◆ Required task: Without the pictures, repeat the listing character for character.

◆ Collected data:
— BEGIN —
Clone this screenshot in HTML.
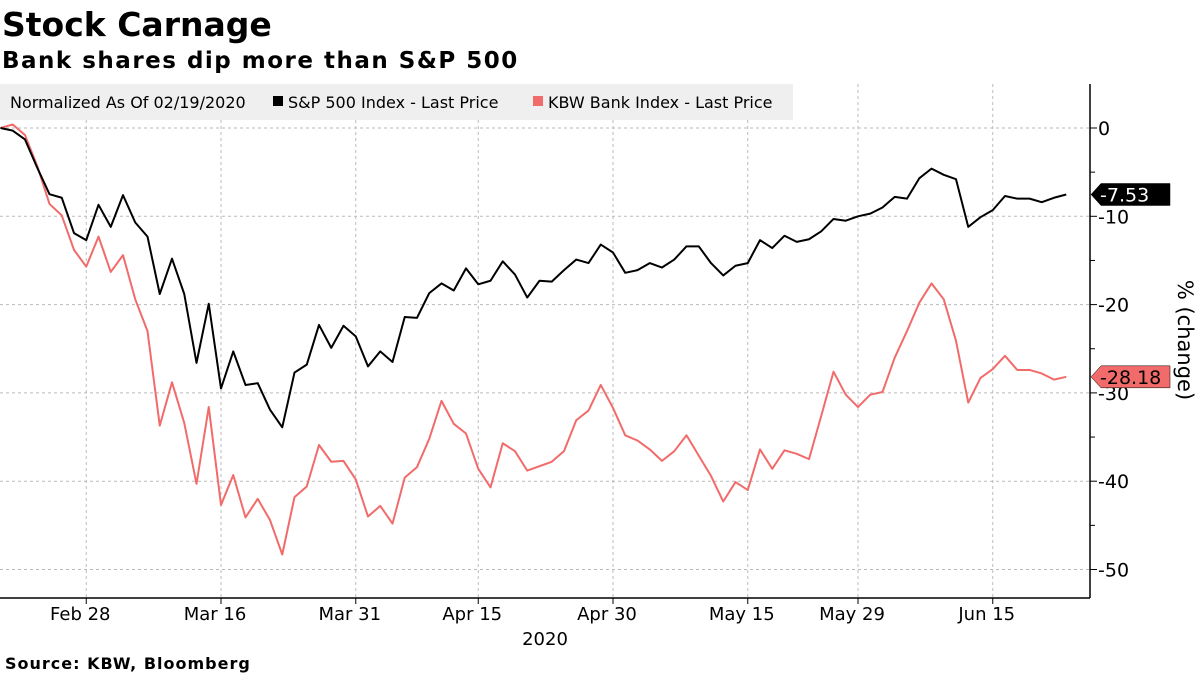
<!DOCTYPE html>
<html><head><meta charset="utf-8"><style>
body{margin:0;width:1200px;height:675px;background:#fff;overflow:hidden;font-family:"DejaVu Sans","Liberation Sans",sans-serif}
</style></head><body>
<svg width="1200" height="675" xmlns="http://www.w3.org/2000/svg" font-family="DejaVu Sans, Liberation Sans, sans-serif">
<text x="2" y="36" font-size="33" font-weight="bold" fill="#000">Stock Carnage</text>
<text x="2" y="68" font-size="23" font-weight="bold" letter-spacing="1.5" fill="#000">Bank shares dip more than S&amp;P 500</text>
<g id="grid"></g>
<g id="axes"></g>
<g id="series"></g>
<rect x="0" y="84" width="793" height="36" fill="#efefef"/>
<text x="10" y="108" font-size="16" fill="#000">Normalized As Of 02/19/2020</text>
<rect x="273" y="96" width="10" height="10" fill="#000"/>
<text x="288" y="108" font-size="16" fill="#000">S&amp;P 500 Index - Last Price</text>
<rect x="533" y="96" width="10" height="10" fill="#f26b6b"/>
<text x="548" y="108" font-size="16" fill="#000">KBW Bank Index - Last Price</text>
<text x="545" y="645" font-size="18" text-anchor="middle" fill="#000">2020</text>
<text x="5" y="669" font-size="16" font-weight="bold" letter-spacing="1" fill="#000">Source: KBW, Bloomberg</text>
<text transform="translate(1178,340) rotate(90)" font-size="21" text-anchor="middle" fill="#000">% (change)</text>
</svg>
<script>
const spx=[0,-0.3,-1.3,-4.5,-7.5,-7.9,-11.9,-12.7,-8.7,-11.2,-7.6,-10.7,-12.3,-18.8,-14.8,-18.8,-26.6,-19.9,-29.5,-25.3,-29.1,-28.9,-31.9,-33.9,-27.7,-26.8,-22.3,-24.9,-22.4,-23.6,-27.0,-25.3,-26.5,-21.4,-21.5,-18.7,-17.6,-18.4,-15.9,-17.7,-17.3,-15.1,-16.6,-19.2,-17.3,-17.4,-16.1,-14.9,-15.3,-13.2,-14.1,-16.4,-16.1,-15.3,-15.8,-14.9,-13.4,-13.4,-15.3,-16.7,-15.6,-15.3,-12.7,-13.6,-12.2,-12.9,-12.6,-11.7,-10.3,-10.5,-10.0,-9.7,-9.0,-7.8,-8.0,-5.7,-4.6,-5.3,-5.8,-11.2,-10.1,-9.3,-7.7,-8.0,-8.0,-8.4,-7.9,-7.53];
const kbw=[0,0.4,-0.8,-4.3,-8.6,-9.9,-13.8,-15.7,-12.3,-16.3,-14.4,-19.4,-23.0,-33.7,-28.8,-33.4,-40.3,-31.6,-42.7,-39.3,-44.1,-42.0,-44.4,-48.3,-41.8,-40.6,-35.9,-37.8,-37.7,-39.8,-44.0,-42.8,-44.8,-39.6,-38.4,-35.2,-30.9,-33.5,-34.6,-38.6,-40.7,-35.7,-36.6,-38.8,-38.3,-37.8,-36.6,-33.1,-32.0,-29.1,-31.7,-34.8,-35.4,-36.4,-37.7,-36.6,-34.8,-37.1,-39.4,-42.3,-40.1,-41.0,-36.4,-38.6,-36.5,-36.9,-37.5,-32.6,-27.6,-30.2,-31.6,-30.2,-29.9,-26.0,-23.0,-19.8,-17.6,-19.4,-24.1,-31.1,-28.3,-27.3,-25.8,-27.4,-27.4,-27.8,-28.5,-28.18];
const xTickLabels=["Feb 28","Mar 16","Mar 31","Apr 15","Apr 30","May 15","May 29","Jun 15"];
const xTickIndex=[7,18,29,39,50,61,70,81];
const yTicks=[0,-10,-20,-30,-40,-50];
const NS="http://www.w3.org/2000/svg";
const X=i=>0.5+12.25*i, Y=v=>128-8.83*v;
function el(t,a,p){const e=document.createElementNS(NS,t);for(const k in a)e.setAttribute(k,a[k]);document.getElementById(p).appendChild(e);return e;}
yTicks.forEach(v=>{
 const g=el('line',{x1:0,x2:1090,y1:Y(v),y2:Y(v),stroke:'#bbb','stroke-dasharray':'3,3','stroke-width':1},'grid');
 
 
 const t=el('text',{x:1098,y:Y(v)+7,'font-size':19,fill:'#000'},'axes');t.textContent=v===0?'0':'-'+Math.abs(v);
 
 
 el('line',{x1:1090,x2:1097,y1:Y(v),y2:Y(v),stroke:'#000'},'axes');
 if(v>-50){el('line',{x1:1090,x2:1095,y1:Y(v-5),y2:Y(v-5),stroke:'#000'},'axes');}
});
xTickIndex.forEach((ix,k)=>{
 const g=el('line',{x1:X(ix),x2:X(ix),y1:84,y2:598,stroke:'#bbb','stroke-dasharray':'3,3'},'grid');
 
 
 el('line',{x1:X(ix),x2:X(ix),y1:598,y2:604,stroke:'#000'},'axes');
 const t=el('text',{x:X(ix)-6,y:620,'font-size':18,'text-anchor':'middle',fill:'#000'},'axes');t.textContent=xTickLabels[k];
 
 
});
el('line',{x1:0,x2:1090,y1:598,y2:598,stroke:'#000','stroke-width':1.5},'axes');
el('line',{x1:1090,x2:1090,y1:84,y2:598,stroke:'#000','stroke-width':1.5},'axes');
function line(d,c,name){const p=el('polyline',{points:d.map((v,i)=>X(i)+','+Y(v)).join(' '),fill:'none',stroke:c,'stroke-width':2,'stroke-linejoin':'round'},'series');
 
 }
line(kbw,'#f26b6b','kbw-line');line(spx,'#000','spx-line');
function flag(v,bg,fg,name){const y=Y(v);
 const r=el('polygon',{points:`1091,${y} 1101,${y-11} 1170,${y-11} 1170,${y+11} 1101,${y+11}`,fill:bg,stroke:'#000','stroke-width':0.5},'axes');
 
 
 const t=el('text',{x:1100,y:y+7,'font-size':19,fill:fg},'axes');t.textContent=v.toFixed(2);}
flag(spx[spx.length-1],'#000','#fff','spx-last-value');
flag(kbw[kbw.length-1],'#f26b6b','#000','kbw-last-value');
</script>
</body></html>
— END —
◆ Response:
Clone this screenshot in HTML.
<!DOCTYPE html>
<html><head><meta charset="utf-8"><style>
body{margin:0;width:1200px;height:675px;background:#fff;overflow:hidden;font-family:"DejaVu Sans","Liberation Sans",sans-serif}
</style></head><body>
<svg width="1200" height="675" xmlns="http://www.w3.org/2000/svg" font-family="DejaVu Sans, Liberation Sans, sans-serif">
<text x="2" y="36" font-size="33" font-weight="bold" fill="#000">Stock Carnage</text>
<text x="2" y="68" font-size="23" font-weight="bold" letter-spacing="1.5" fill="#000">Bank shares dip more than S&amp;P 500</text>
<g id="grid"></g>
<g id="axes"></g>
<g id="series"></g>
<rect x="0" y="84" width="793" height="36" fill="#efefef"/>
<text x="10" y="108" font-size="16" fill="#000">Normalized As Of 02/19/2020</text>
<rect x="273" y="96" width="10" height="10" fill="#000"/>
<text x="288" y="108" font-size="16" fill="#000">S&amp;P 500 Index - Last Price</text>
<rect x="533" y="96" width="10" height="10" fill="#f26b6b"/>
<text x="548" y="108" font-size="16" fill="#000">KBW Bank Index - Last Price</text>
<text x="545" y="645" font-size="18" text-anchor="middle" fill="#000">2020</text>
<text x="5" y="669" font-size="16" font-weight="bold" letter-spacing="1" fill="#000">Source: KBW, Bloomberg</text>
<text transform="translate(1178,340) rotate(90)" font-size="21" text-anchor="middle" fill="#000">% (change)</text>
</svg>
<script>
const spx=[0,-0.3,-1.3,-4.5,-7.5,-7.9,-11.9,-12.7,-8.7,-11.2,-7.6,-10.7,-12.3,-18.8,-14.8,-18.8,-26.6,-19.9,-29.5,-25.3,-29.1,-28.9,-31.9,-33.9,-27.7,-26.8,-22.3,-24.9,-22.4,-23.6,-27.0,-25.3,-26.5,-21.4,-21.5,-18.7,-17.6,-18.4,-15.9,-17.7,-17.3,-15.1,-16.6,-19.2,-17.3,-17.4,-16.1,-14.9,-15.3,-13.2,-14.1,-16.4,-16.1,-15.3,-15.8,-14.9,-13.4,-13.4,-15.3,-16.7,-15.6,-15.3,-12.7,-13.6,-12.2,-12.9,-12.6,-11.7,-10.3,-10.5,-10.0,-9.7,-9.0,-7.8,-8.0,-5.7,-4.6,-5.3,-5.8,-11.2,-10.1,-9.3,-7.7,-8.0,-8.0,-8.4,-7.9,-7.53];
const kbw=[0,0.4,-0.8,-4.3,-8.6,-9.9,-13.8,-15.7,-12.3,-16.3,-14.4,-19.4,-23.0,-33.7,-28.8,-33.4,-40.3,-31.6,-42.7,-39.3,-44.1,-42.0,-44.4,-48.3,-41.8,-40.6,-35.9,-37.8,-37.7,-39.8,-44.0,-42.8,-44.8,-39.6,-38.4,-35.2,-30.9,-33.5,-34.6,-38.6,-40.7,-35.7,-36.6,-38.8,-38.3,-37.8,-36.6,-33.1,-32.0,-29.1,-31.7,-34.8,-35.4,-36.4,-37.7,-36.6,-34.8,-37.1,-39.4,-42.3,-40.1,-41.0,-36.4,-38.6,-36.5,-36.9,-37.5,-32.6,-27.6,-30.2,-31.6,-30.2,-29.9,-26.0,-23.0,-19.8,-17.6,-19.4,-24.1,-31.1,-28.3,-27.3,-25.8,-27.4,-27.4,-27.8,-28.5,-28.18];
const xTickLabels=["Feb 28","Mar 16","Mar 31","Apr 15","Apr 30","May 15","May 29","Jun 15"];
const xTickIndex=[7,18,29,39,50,61,70,81];
const yTicks=[0,-10,-20,-30,-40,-50];
const NS="http://www.w3.org/2000/svg";
const X=i=>0.5+12.25*i, Y=v=>128-8.83*v;
function el(t,a,p){const e=document.createElementNS(NS,t);for(const k in a)e.setAttribute(k,a[k]);document.getElementById(p).appendChild(e);return e;}
yTicks.forEach(v=>{
 const g=el('line',{x1:0,x2:1090,y1:Y(v),y2:Y(v),stroke:'#bbb','stroke-dasharray':'3,3','stroke-width':1},'grid');
 
 
 const t=el('text',{x:1098,y:Y(v)+7,'font-size':19,fill:'#000'},'axes');t.textContent=v===0?'0':'-'+Math.abs(v);
 
 
 el('line',{x1:1090,x2:1097,y1:Y(v),y2:Y(v),stroke:'#000'},'axes');
 if(v>-50){el('line',{x1:1090,x2:1095,y1:Y(v-5),y2:Y(v-5),stroke:'#000'},'axes');}
});
xTickIndex.forEach((ix,k)=>{
 const g=el('line',{x1:X(ix),x2:X(ix),y1:84,y2:598,stroke:'#bbb','stroke-dasharray':'3,3'},'grid');
 
 
 el('line',{x1:X(ix),x2:X(ix),y1:598,y2:604,stroke:'#000'},'axes');
 const t=el('text',{x:X(ix)-6,y:620,'font-size':18,'text-anchor':'middle',fill:'#000'},'axes');t.textContent=xTickLabels[k];
 
 
});
el('line',{x1:0,x2:1090,y1:598,y2:598,stroke:'#000','stroke-width':1.5},'axes');
el('line',{x1:1090,x2:1090,y1:84,y2:598,stroke:'#000','stroke-width':1.5},'axes');
function line(d,c,name){const p=el('polyline',{points:d.map((v,i)=>X(i)+','+Y(v)).join(' '),fill:'none',stroke:c,'stroke-width':2,'stroke-linejoin':'round'},'series');
 
 }
line(kbw,'#f26b6b','kbw-line');line(spx,'#000','spx-line');
function flag(v,bg,fg,name){const y=Y(v);
 const r=el('polygon',{points:`1091,${y} 1101,${y-11} 1170,${y-11} 1170,${y+11} 1101,${y+11}`,fill:bg,stroke:'#000','stroke-width':0.5},'axes');
 
 
 const t=el('text',{x:1100,y:y+7,'font-size':19,fill:fg},'axes');t.textContent=v.toFixed(2);}
flag(spx[spx.length-1],'#000','#fff','spx-last-value');
flag(kbw[kbw.length-1],'#f26b6b','#000','kbw-last-value');
</script>
</body></html>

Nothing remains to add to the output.